After all, I think that the problem with humanity has been the fight over power and the eventual misuse of it and the inability to learn from history and past mistakes. Our younger generations are more interested in what new video game came, the special effects of a movie and what’s the new gossip in Hollywood then sitting down to brainstorm about new thoughts, new ideas that will help us live and create a better world.
Reading this article made me think that not all news papers are the same and that there is in deed hope. When I saw the blogging era rising, it was inspiring to see that everyone could have a voice, and these days the temptation kind of repeats (at least as how I see it). If you have a blog with thousands of readers, why not put ads all over and make big money? … and eventually the blog becomes just another mass media outlet and the focus is then on making more money than providing good, unique and valuable content.

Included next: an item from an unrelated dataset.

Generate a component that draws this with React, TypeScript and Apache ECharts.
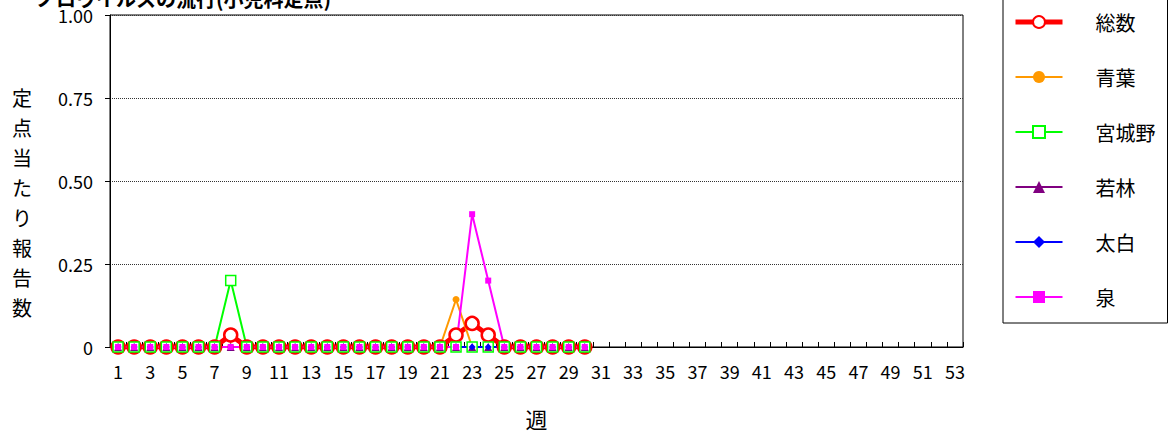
import React, { useEffect, useRef } from "react";
import * as echarts from "echarts";

const titleText = "ノロウイルスの流行(小児科定点)";
const yAxisTitle = "定点当たり報告数";
const xAxisTitle = "週";

const weeks = [
  "1", "2", "3", "4", "5", "6", "7", "8", "9", "10",
  "11", "12", "13", "14", "15", "16", "17", "18", "19", "20",
  "21", "22", "23", "24", "25", "26", "27", "28", "29", "30",
  "31", "32", "33", "34", "35", "36", "37", "38", "39", "40",
  "41", "42", "43", "44", "45", "46", "47", "48", "49", "50",
  "51", "52", "53",
];

const seriesNames = ["総数", "青葉", "宮城野", "若林", "太白", "泉"];

const total = [
  0, 0, 0, 0, 0, 0, 0, 0.036, 0, 0,
  0, 0, 0, 0, 0, 0, 0, 0, 0, 0,
  0, 0.036, 0.071, 0.036, 0, 0, 0, 0, 0, 0,
];
const aoba = [
  0, 0, 0, 0, 0, 0, 0, 0, 0, 0,
  0, 0, 0, 0, 0, 0, 0, 0, 0, 0,
  0, 0.143, 0, 0, 0, 0, 0, 0, 0, 0,
];
const miyagino = [
  0, 0, 0, 0, 0, 0, 0, 0.2, 0, 0,
  0, 0, 0, 0, 0, 0, 0, 0, 0, 0,
  0, 0, 0, 0, 0, 0, 0, 0, 0, 0,
];
const wakabayashi = [
  0, 0, 0, 0, 0, 0, 0, 0, 0, 0,
  0, 0, 0, 0, 0, 0, 0, 0, 0, 0,
  0, 0, 0, 0, 0, 0, 0, 0, 0, 0,
];
const taihaku = [
  0, 0, 0, 0, 0, 0, 0, 0, 0, 0,
  0, 0, 0, 0, 0, 0, 0, 0, 0, 0,
  0, 0, 0, 0, 0, 0, 0, 0, 0, 0,
];
const izumi = [
  0, 0, 0, 0, 0, 0, 0, 0, 0, 0,
  0, 0, 0, 0, 0, 0, 0, 0, 0, 0,
  0, 0, 0.4, 0.2, 0, 0, 0, 0, 0, 0,
];

const FONT = '"Noto Sans CJK JP", "Noto Sans", sans-serif';

export default function App() {
  const ref = useRef<HTMLDivElement>(null);

  useEffect(() => {
    if (!ref.current) return;
    const chart = echarts.init(ref.current, undefined, { renderer: "svg" });

    const thin = (
      name: string,
      data: number[],
      color: string,
      symbol: string,
      size: number,
      hollow = false
    ) => ({
      name,
      type: "line",
      data,
      symbol,
      symbolSize: size,
      showSymbol: true,
      showAllSymbol: true,
      lineStyle: { color, width: 2 },
      itemStyle: hollow
        ? { color: "#ffffff", borderColor: color, borderWidth: 1.5 }
        : { color, borderColor: color, borderWidth: 0 },
      emphasis: { disabled: true },
    });

    chart.setOption({
      animation: false,
      textStyle: { fontFamily: FONT, color: "#000" },
      title: {
        text: titleText,
        left: 36,
        top: -12,
        padding: 0,
        textStyle: { fontFamily: FONT, fontSize: 20, fontWeight: "bold", color: "#000" },
      },
      grid: {
        left: 110,
        top: 15,
        width: 853,
        height: 334,
        show: true,
        borderColor: "#000",
        borderWidth: 1,
        backgroundColor: "transparent",
      },
      legend: {
        orient: "vertical",
        left: 1003,
        top: -20,
        padding: [32, 12, 16, 10],
        itemGap: 35,
        itemWidth: 47,
        itemHeight: 15,
        borderColor: "#000",
        borderWidth: 1,
        backgroundColor: "#fff",
        data: [
          { name: seriesNames[0], lineStyle: { width: 5, color: "#ff0000" } },
          { name: seriesNames[1], lineStyle: { width: 2 } },
          { name: seriesNames[2], lineStyle: { width: 2 } },
          { name: seriesNames[3], lineStyle: { width: 2 } },
          { name: seriesNames[4], lineStyle: { width: 2 } },
          { name: seriesNames[5], lineStyle: { width: 2 } },
        ],
        textStyle: {
          fontFamily: FONT,
          fontSize: 20,
          lineHeight: 20,
          color: "#000",
          padding: [0, 0, 0, 28],
        },
      },
      xAxis: {
        type: "category",
        data: weeks,
        boundaryGap: true,
        name: xAxisTitle,
        nameLocation: "middle",
        nameGap: 60,
        nameTextStyle: { fontFamily: FONT, fontSize: 22, color: "#000" },
        axisLine: { show: true, lineStyle: { color: "#000", width: 1 } },
        axisTick: { show: true, inside: true, length: 5, interval: 0, lineStyle: { color: "#000" } },
        axisLabel: { interval: 1, margin: 15, fontSize: 18, color: "#000", fontFamily: FONT },
        splitLine: { show: false },
      },
      yAxis: {
        type: "value",
        min: 0,
        max: 1,
        interval: 0.25,
        axisLine: { show: true, lineStyle: { color: "#000", width: 1 } },
        axisTick: { show: true, inside: false, length: 5, lineStyle: { color: "#000" } },
        axisLabel: {
          margin: 17,
          fontSize: 18,
          color: "#000",
          fontFamily: FONT,
          formatter: (v: number) => (v === 0 ? "0" : v.toFixed(2)),
        },
        splitLine: { show: true, lineStyle: { color: "#333", type: "dotted", width: 1 } },
      },
      graphic: [
        {
          type: "text",
          x: 22,
          y: 202,
          style: {
            text: yAxisTitle.split("").join("\n"),
            fontFamily: FONT,
            fontSize: 20,
            lineHeight: 30,
            align: "center",
            verticalAlign: "middle",
            fill: "#000",
          },
        },
      ],
      series: [
        {
          name: seriesNames[0],
          type: "line",
          data: total,
          symbol: "circle",
          symbolSize: 13,
          showSymbol: true,
          showAllSymbol: true,
          lineStyle: { color: "#ff0000", width: 5 },
          itemStyle: { color: "#ffffff", borderColor: "#ff0000", borderWidth: 2.5 },
          emphasis: { disabled: true },
        },
        thin(seriesNames[1], aoba, "#ff9900", "circle", 7),
        thin(seriesNames[2], miyagino, "#00ff00", "rect", 10, true),
        thin(seriesNames[3], wakabayashi, "#800080", "triangle", 8),
        thin(seriesNames[4], taihaku, "#0000ff", "diamond", 7),
        thin(seriesNames[5], izumi, "#ff00ff", "rect", 6),
      ],
    });

    return () => chart.dispose();
  }, []);

  return (
    <div
      ref={ref}
      style={{ position: "absolute", left: 0, top: 0, width: 1171, height: 434 }}
    />
  );
}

So, I agree with Lidia: “what a fantastic endeavor” and with Al Boss: “Thanks for the lift” … and with Jes: “the best way to ensure that our news content remains honest, pure, and altruistic is to eschew for-profit advertising revenue.”
BRAVO
I am switching my monthly subscription payments that I used to spend on a lesser publication, to pay it toward Herald de Paris instead since you have become one of my primary resources for news.
Is it possible for you to set up some sort of recurring payment option with PayPal so I don’t have to remember to donate every month? (I ran out of RAM when I was thirteen. The more I can automate routine payments, the more likely it is that they’ll get paid.)
Jes…there’s just not another like Herald de Paris! Congratulations on creating a true gem. We will continue to support your noble efforts.